Look to biometrics. Some financial institutions are not only using biometrics (like fingerprint scanning) for authentication, but also for other aspects of security. For example, identification-scanning devices, proximity sensors, and beacon technology are being used to identify customers as they enter a branch and alert branch staff to their arrival (or of any potential security issues). By tracking customers through their mobile phone's location services or RFID tags embedded in their debit cards, CFIs can improve their security and enhance the customer experience.
Use new branch designs to your benefit. Many bankers believe that emerging branch models, including open floor designs, can present opportunities to better secure the institution. While tellers or universal bankers need to be more discreet in an open concept, CFIs are also making more use of cash recyclers, which minimize the need for the less-secure traditional teller drawer. Also, smaller branches are replacing conventional large-scale vaults with modular safes, which are more cost-effective and less risky.
Check in-branch systems. While a branch is a physical retail delivery channel, the digital networks need to be secured here too.
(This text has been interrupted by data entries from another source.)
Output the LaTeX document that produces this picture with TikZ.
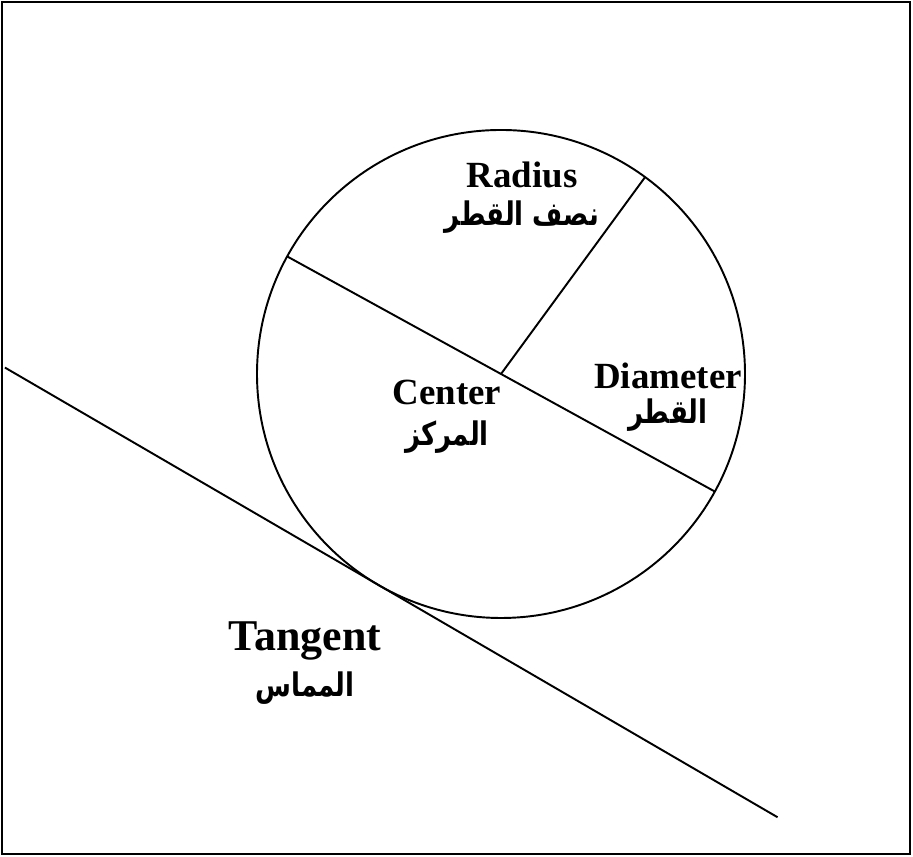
\documentclass[tikz,border=0pt]{standalone}
\usepackage{fontspec}
\setmainfont{Liberation Serif}
\newfontfamily\arabicfont[Script=Arabic,FakeStretch=0.8]{DejaVu Sans}
\TeXXeTstate=1
\usetikzlibrary{calc,positioning}

\tikzset{
  enlbl/.style={font=\fontsize{21}{24}\selectfont\bfseries,inner sep=0pt},
  arlbl/.style={font=\fontsize{18.5}{22}\selectfont\arabicfont\bfseries,inner sep=0pt},
  geo/.style={line width=1.1pt}
}

\begin{document}
\begin{tikzpicture}[x=0.02cm,y=0.02cm]
    \useasboundingbox (0,0) rectangle (913,857);
    \draw[line width=1.6pt] (2,3) rectangle (910,855);

    % circle and its parts
    \coordinate (O) at (501,483);
    \draw[geo] (O) circle [radius=244];
    \coordinate (dL) at ($(O)+(151.2:244)$);
    \coordinate (dR) at ($(O)+(-28.8:244)$);
    \coordinate (rE) at ($(O)+(53.8:244)$);
    \draw[geo] (dL) -- (dR);
    \draw[geo] (O) -- (rE);

    % tangent touching the circle
    \coordinate (T) at ($(O)+(239.8:244)$);
    \coordinate (tA) at ($(T)+(149.8:432)$);
    \coordinate (tB) at ($(T)+(-30.2:462)$);
    \draw[geo] (tA) -- (T) -- (tB);

    \foreach \n/\x/\y/\t/\a/\g in {
      radius/522/682/Radius/نصف القطر/7pt,
      center/447/465/Center/المركز/9pt,
      diameter/668/481/Diameter/القطر/5pt}
    {
      \node[enlbl] (\n) at (\x,\y) {\t};
      \node[arlbl,below=\g of \n] (\n ar) {\beginR\a\endR};
    }
    \node[enlbl,font=\fontsize{25}{28}\selectfont\bfseries] (tangent) at (305,216) {Tangent};
    \node[arlbl,below=6pt of tangent] (tangent ar) {\beginR المماس\endR};
\end{tikzpicture}
\end{document}
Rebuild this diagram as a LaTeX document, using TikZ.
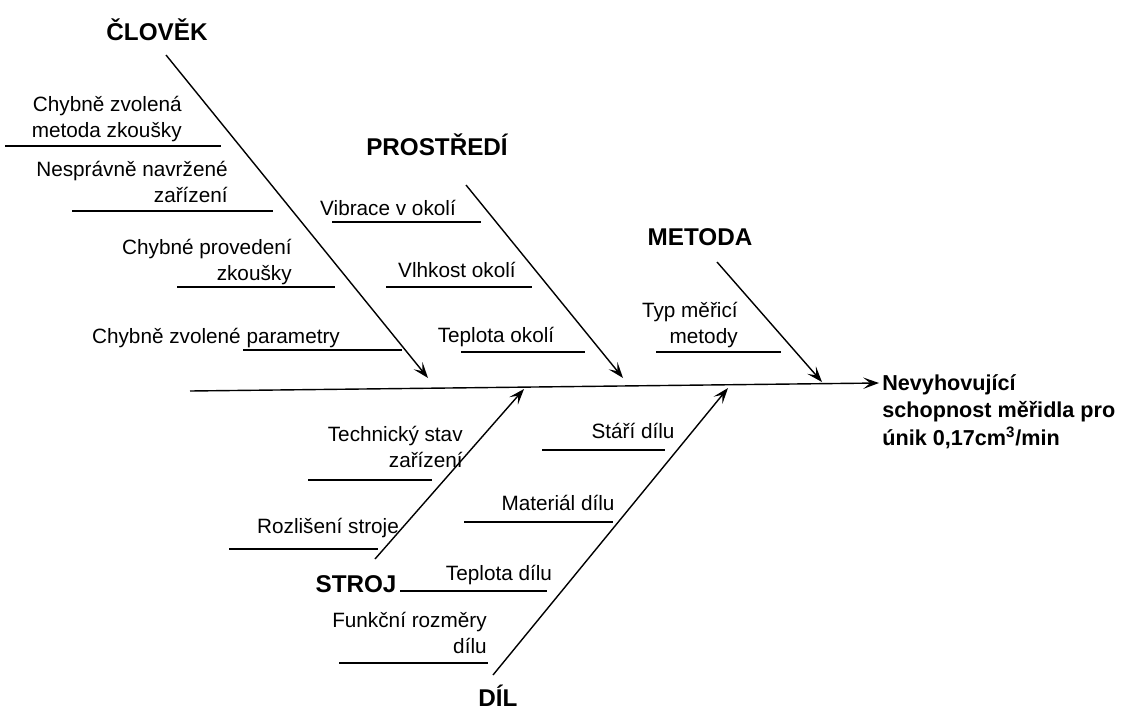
\documentclass[tikz,border=0pt]{standalone}
\usepackage{fontspec}
\setmainfont{Liberation Sans}
\usetikzlibrary{arrows.meta}
\tikzset{
  bone/.style={line width=0.8pt,-{Stealth[length=9pt,width=6.5pt,inset=4pt]}},
  uline/.style={line width=0.8pt},
  cause/.style={inner sep=0pt,font=\fontsize{11.8}{14.4}\selectfont},
  rcause/.style={cause,align=right,anchor=base east},
  ccause/.style={cause,anchor=base},
  head/.style={inner sep=0pt,anchor=base,font=\fontsize{13.8}{16}\selectfont\bfseries},
  effect/.style={inner sep=0pt,anchor=base west,align=left,font=\fontsize{12.3}{15.6}\selectfont\bfseries}
}
\begin{document}
\begin{tikzpicture}[x=0.02cm,y=-0.02cm]
\useasboundingbox (0,0) rectangle (1125,710);
% spine
\coordinate (tail) at (190,391);
\node[effect] (eff) at (882,445) {Nevyhovující\\schopnost měřidla pro\\únik 0,17cm\textsuperscript{3}/min};
\coordinate (head) at (879,383);
\draw[bone] (tail) -- (head);
% heads
\node[head] (clovek) at (157,40) {ČLOVĚK};
\node[head] (prostredi) at (437,155) {PROSTŘEDÍ};
\node[head] (metoda) at (700,245) {METODA};
\node[head] (stroj) at (356,592) {STROJ};
\node[head] (dil) at (498,706) {DÍL};
% bone ends
\coordinate (c1) at (166,55);   \coordinate (c2) at (428,378);
\coordinate (p1) at (466,185);  \coordinate (p2) at (623,378);
\coordinate (m1) at (717,262);  \coordinate (m2) at (822,382);
\coordinate (s1) at (375,559);  \coordinate (s2) at (524,389);
\coordinate (d1) at (493,675);  \coordinate (d2) at (728,388);
\draw[bone] (c1) -- (c2);
\draw[bone] (p1) -- (p2);
\draw[bone] (m1) -- (m2);
\draw[bone] (s1) -- (s2);
\draw[bone] (d1) -- (d2);
% CLOVEK causes
\node[rcause] (c_a) at (182,137) {Chybně zvolená\\metoda zkoušky};
\draw[uline] (5,146) -- (221,146);
\node[rcause] (c_b) at (228,202) {Nesprávně navržené\\zařízení};
\draw[uline] (72,211) -- (273,211);
\node[rcause] (c_c) at (292,280) {Chybné provedení\\zkoušky};
\draw[uline] (177,287) -- (335,287);
\node[ccause] (c_d) at (216,343) {Chybně zvolené parametry};
\draw[uline] (243,350) -- (402,350);
% PROSTREDI causes
\node[ccause] (p_a) at (388,215) {Vibrace v okolí};
\draw[uline] (332,222) -- (481,222);
\node[ccause] (p_b) at (457,277) {Vlhkost okolí};
\draw[uline] (386,287) -- (532,287);
\node[ccause] (p_c) at (496,342) {Teplota okolí};
\draw[uline] (461,352) -- (585,352);
% METODA causes
\node[rcause] (m_a) at (738,343) {Typ měřicí\\metody};
\draw[uline] (656,352) -- (781,352);
% STROJ causes
\node[rcause] (s_a) at (463,467) {Technický stav\\zařízení};
\draw[uline] (308,480) -- (432,480);
\node[ccause] (s_b) at (328,533) {Rozlišení stroje};
\draw[uline] (229,549) -- (378,549);
% DIL causes
\node[ccause] (d_a) at (633,438) {Stáří dílu};
\draw[uline] (542,450) -- (665,450);
\node[ccause] (d_b) at (558,510) {Materiál dílu};
\draw[uline] (464,522) -- (613,522);
\node[ccause] (d_c) at (499,580) {Teplota dílu};
\draw[uline] (400,591) -- (547,591);
\node[rcause] (d_d) at (487,653) {Funkční rozměry\\dílu};
\draw[uline] (339,663) -- (488,663);
\end{tikzpicture}
\end{document}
As branches increasingly embrace the use of more customer-facing and employee-use devices and access points, there are more potential entry points that intruders could exploit. For example, a branch staff member using a tablet to assist a customer or your customers using the information touchscreens or free WiFi access are all vulnerable to security issues. Your IT team should regularly verify that certain internal networks and systems are walled off from customer access and even consider isolating from the wider network any mission-critical data or operational networks.
As you open your branches up wider to customer access, there could be new security challenges. However, with some thoughtful modifications and tightened review in key areas, your branches can remain safe and secure and still welcoming to your customers.